(Source code of charts)
________________________

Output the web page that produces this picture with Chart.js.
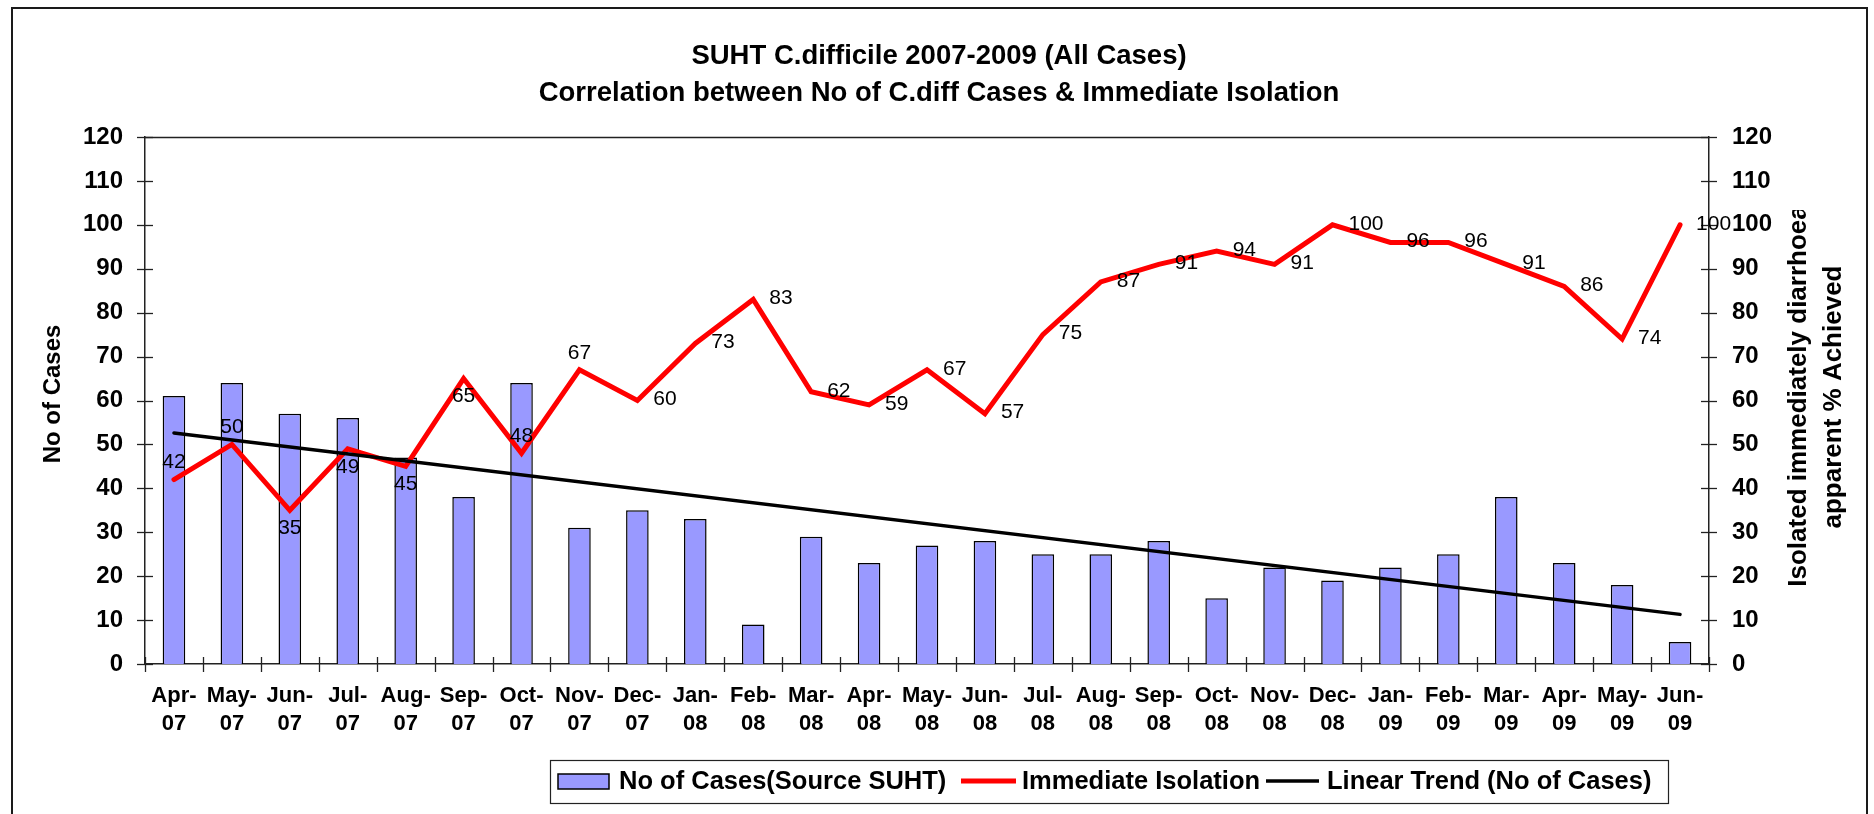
<!DOCTYPE html>
<html>
<head>
<meta charset="utf-8">
<script src="https://cdn.jsdelivr.net/npm/chart.js@4.4.1/dist/chart.umd.min.js"></script>
<style>
html,body{margin:0;padding:0;background:#fff;overflow:hidden}
#wrap{width:1874px;height:814px;position:relative}
canvas{display:block}
</style>
</head>
<body>
<div id="wrap"><canvas id="c" width="1874" height="814"></canvas></div>
<script>
// ---------- data ----------
const categories = ['Apr-07','May-07','Jun-07','Jul-07','Aug-07','Sep-07','Oct-07','Nov-07','Dec-07',
  'Jan-08','Feb-08','Mar-08','Apr-08','May-08','Jun-08','Jul-08','Aug-08','Sep-08','Oct-08','Nov-08','Dec-08',
  'Jan-09','Feb-09','Mar-09','Apr-09','May-09','Jun-09'];
const casesSUHT = [61,64,57,56,47,38,64,31,35,33,9,29,23,27,28,25,25,28,15,22,19,22,25,38,23,18,5];
const immediateIsolation = [42,50,35,49,45,65,48,67,60,73,83,62,59,67,57,75,87,91,94,91,100,96,96,91,86,74,100];
const trendStart = 52.6;   // linear trend value at Apr-07
const trendEnd = 11.3;     // linear trend value at Jun-09
const yTickValues = [0,10,20,30,40,50,60,70,80,90,100,110,120];
const titleLines = ['SUHT C.difficile 2007-2009 (All Cases)', 'Correlation between No of C.diff Cases & Immediate Isolation'];
const leftAxisTitle = 'No of Cases';
const rightAxisTitle = ['Isolated immediately diarrhoea', 'apparent % Achieved'];
const seriesNames = ['No of Cases(Source SUHT)', 'Immediate Isolation', 'Linear Trend (No of Cases)'];
const labelPlacement = ['above','above','below','below','below','below','above','above',
  'right','right','right','right','right','right','right','right','right','right','right','right','right',
  'right','right','right','right','right','right'];

// ---------- setup ----------
const FONT = "'Liberation Sans', Arial, Helvetica, sans-serif";
Chart.defaults.font.family = FONT;
const n = categories.length;
const trend = categories.map((_, i) => i === 0 ? trendStart : (i === n - 1 ? trendEnd : null));
const AXIS = '#222';

function seg(ctx, x1, y1, x2, y2) {
  ctx.beginPath(); ctx.moveTo(x1, y1); ctx.lineTo(x2, y2); ctx.stroke();
}

const decor = {
  id: 'decor',
  beforeDraw(chart) {
    const ctx = chart.ctx;
    ctx.save();
    ctx.fillStyle = '#fff';
    ctx.fillRect(0, 0, chart.width, chart.height);
    ctx.strokeStyle = '#1a1a1a';
    ctx.lineWidth = 2;
    ctx.strokeRect(12, 8, 1855, 900);
    ctx.restore();
  },
  afterDraw(chart) {
    const ctx = chart.ctx;
    const ca = chart.chartArea;
    const ys = chart.scales.y, y2 = chart.scales.y2, xs = chart.scales.x;
    ctx.save();

    // plot top line + cross ticks
    ctx.strokeStyle = AXIS;
    ctx.lineWidth = 1.3;
    seg(ctx, ca.left, Math.round(ca.top) + 0.5, ca.right, Math.round(ca.top) + 0.5);
    yTickValues.forEach(v => {
      const p1 = Math.round(ys.getPixelForValue(v)) + 0.5;
      seg(ctx, ca.left - 8, p1, ca.left + 8, p1);
      const p2 = Math.round(y2.getPixelForValue(v)) + 0.5;
      seg(ctx, ca.right - 8, p2, ca.right + 8, p2);
    });
    for (let i = 0; i <= n; i++) {
      let px;
      if (i === 0) px = ca.left;
      else if (i === n) px = ca.right;
      else px = (xs.getPixelForValue(i - 1) + xs.getPixelForValue(i)) / 2;
      px = Math.round(px) + 0.5;
      seg(ctx, px, ca.bottom - 7, px, ca.bottom + 8);
    }

    // data labels for Immediate Isolation
    const meta = chart.getDatasetMeta(1);
    ctx.fillStyle = '#000';
    ctx.font = '21px ' + FONT;
    ctx.textBaseline = 'middle';
    meta.data.forEach((pt, i) => {
      const txt = String(immediateIsolation[i]);
      const pos = labelPlacement[i];
      if (pos === 'above') { ctx.textAlign = 'center'; ctx.fillText(txt, pt.x, pt.y - 17); }
      else if (pos === 'below') { ctx.textAlign = 'center'; ctx.fillText(txt, pt.x, pt.y + 18); }
      else { ctx.textAlign = 'left'; ctx.fillText(txt, pt.x + 16, pt.y - 1); }
    });

    // titles
    ctx.font = 'bold 27.5px ' + FONT;
    ctx.textAlign = 'center';
    ctx.fillText(titleLines[0], 939, 56);
    ctx.fillText(titleLines[1], 939, 93);

    // left axis title
    ctx.save();
    ctx.font = 'bold 24px ' + FONT;
    ctx.translate(53, 394);
    ctx.rotate(-Math.PI / 2);
    ctx.fillText(leftAxisTitle, 0, 0);
    ctx.restore();

    // right axis title (first line clipped at top as in original)
    ctx.save();
    ctx.font = 'bold 26px ' + FONT;
    ctx.beginPath();
    ctx.rect(1760, 210, 100, 600);
    ctx.clip();
    ctx.save();
    ctx.translate(1798.5, 396);
    ctx.rotate(-Math.PI / 2);
    ctx.fillText(rightAxisTitle[0], 0, 0);
    ctx.restore();
    ctx.save();
    ctx.translate(1834, 397);
    ctx.rotate(-Math.PI / 2);
    ctx.fillText(rightAxisTitle[1], 0, 0);
    ctx.restore();
    ctx.restore();

    // legend
    const ds = chart.data.datasets;
    const ly = 782;
    ctx.font = 'bold 25.5px ' + FONT;
    ctx.textAlign = 'left';
    ctx.fillStyle = ds[2].backgroundColor;
    ctx.fillRect(558, 774, 51, 15);
    ctx.strokeStyle = '#000';
    ctx.lineWidth = 1.5;
    ctx.strokeRect(558, 774, 51, 15);
    ctx.fillStyle = '#000';
    ctx.fillText(seriesNames[0], 619, ly);
    ctx.strokeStyle = ds[1].borderColor;
    ctx.lineWidth = 5;
    seg(ctx, 961, 781, 1016, 781);
    ctx.fillText(seriesNames[1], 1022, ly);
    ctx.strokeStyle = ds[0].borderColor;
    ctx.lineWidth = 3.5;
    seg(ctx, 1266, 781, 1319, 781);
    ctx.fillText(seriesNames[2], 1327, ly);
    ctx.strokeStyle = '#222';
    ctx.lineWidth = 1.2;
    ctx.strokeRect(550.5, 760.5, 1118, 43);

    ctx.restore();
  }
};

const yTickFont = { size: 24, weight: 'bold' };

new Chart(document.getElementById('c'), {
  type: 'bar',
  data: {
    labels: categories,
    datasets: [
      { type: 'line', label: seriesNames[2], data: trend, yAxisID: 'y', borderColor: '#000000', borderWidth: 3.5,
        pointRadius: 0, spanGaps: true, order: 0, borderCapStyle: 'round' },
      { type: 'line', label: seriesNames[1], data: immediateIsolation, yAxisID: 'y2', borderColor: '#ff0000', borderWidth: 5,
        pointRadius: 0, tension: 0, order: 1, borderJoinStyle: 'miter', borderCapStyle: 'round' },
      { type: 'bar', label: seriesNames[0], data: casesSUHT, yAxisID: 'y', backgroundColor: '#9999ff', borderColor: '#000000',
        borderWidth: 1.5, categoryPercentage: 1, barPercentage: 0.39, order: 2 }
    ]
  },
  options: {
    responsive: false,
    animation: false,
    devicePixelRatio: 1,
    layout: { padding: { top: 137, left: 0, right: 0, bottom: 0 } },
    plugins: { legend: { display: false }, title: { display: false }, tooltip: { enabled: false } },
    scales: {
      x: {
        grid: { display: false, drawTicks: false },
        border: { display: true, color: AXIS, width: 1.5 },
        ticks: {
          autoSkip: false, maxRotation: 0, minRotation: 0, padding: 18, color: '#000',
          font: { size: 22, weight: 'bold', lineHeight: 1.27 },
          callback(v, i) { const s = categories[i]; const k = s.indexOf('-'); return [s.slice(0, k + 1), s.slice(k + 1)]; }
        },
        afterFit(s) { s.height = 150; }
      },
      y: {
        position: 'left', min: 0, max: 120,
        grid: { display: false, drawTicks: false },
        border: { display: true, color: AXIS, width: 1.5 },
        ticks: { padding: 22, color: '#000', font: yTickFont },
        afterBuildTicks(s) { s.ticks = yTickValues.map(v => ({ value: v })); },
        afterFit(s) { s.width = 145; }
      },
      y2: {
        position: 'right', min: 0, max: 120,
        grid: { display: false, drawTicks: false },
        border: { display: true, color: AXIS, width: 1.5 },
        ticks: { padding: 23, color: '#000', font: yTickFont },
        afterBuildTicks(s) { s.ticks = yTickValues.map(v => ({ value: v })); },
        afterFit(s) { s.width = 165; }
      }
    }
  },
  plugins: [decor]
});
</script>
</body>
</html>
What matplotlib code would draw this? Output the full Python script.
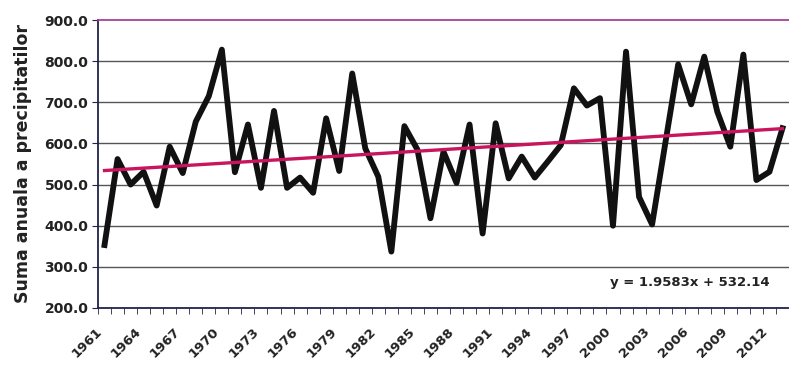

________________________

# Task instructions
Copy each line above containing the string "script".

# Expected answer
<script src="https://cdn.jsdelivr.net/npm/chart.js@4.4.1/dist/chart.umd.min.js"></script>
<script>
</script>
What matplotlib code would draw this? Output the full Python script.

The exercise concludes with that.